How many Americans can say that they have consumed a piece of sheep’s head at a township meat market? Not many. I, along with a group of American students, followed our tour guide through the plethora of meat merchant stalls. At first I was a bit freaked out about digesting the face of a sheep, locally known as “smiley.” I’m not going to lie; I could only eat it because the piece I ate did not resemble a face, a tongue, or an eyeball. The smiley tasted like the seasoning I used and felt rubbery. However, my tour guide from Gugulethu picked up the smiley and went to work on the head cavity. The old Angela could not have had this experience, but I knew it was time to overcome my American prejudices and live as South Africans do.
A little bit more information about my visit: on the days of March 12th and March 13th, I spent a significant amount of time in the township named Gugulethu. This township was established when black South Africans were forcibly removed from their homelands under the harsh apartheid regime in the 1960s. From what I observed and learned, these same individuals, who haven’t moved out, still inhabit the area in either tin shacks or more stable housing structures. The high concentration of abject poverty I saw in this one area was startling. There is nothing comparable to this in the states.
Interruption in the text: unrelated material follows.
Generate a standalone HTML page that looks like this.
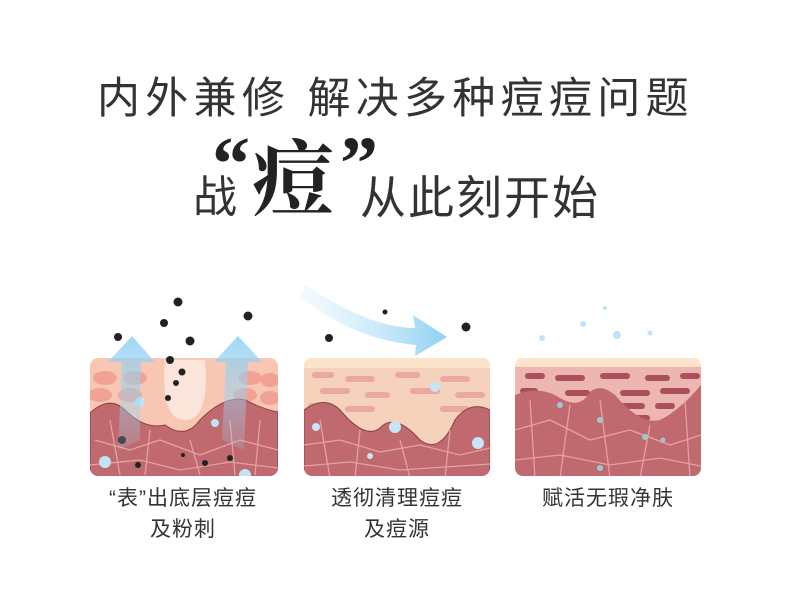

During my time in Gugulethu, our group visited an orphanage. Our tour guide told us that these children did not get many visitors and that our donations helped run the orphanage because the South African government does not provide adequate funding for each child. At the orphanage we had a chance to play with children of all ages. I wanted to interact with the children, but I couldn’t let myself. I spent most of my time in a trance, feeling vulnerable and somber, because of where we were and how these kids lived. A part of me knew that I didn’t have to play with the kids to feel close to them. These kids looked like they could have been my kin. Or maybe I had seen these kids on the streets of Detroit. But the type of poverty that these children lived in is unseen and unheard of in the United States to my knowledge. Thus my comparison isn’t justifiable.
In retrospect, visiting the orphanage had awakened the strongest emotions I have felt since I came here. I experienced waves of heartache. It is one thing to see the tin shacks while passing on the highway. It is another thing to walk through the lot of them to visit an orphanage. My trip to Gugulethu showed me how Cape Town is a small city with large economic gaps between race and socio-economic classes. The majority of white South Africans hold most of the economic wealth, while black Africans and coloureds are not so fortunate. Apartheid ended 22 years ago, but the economic disenfranchisement still reigns in Cape Town townships.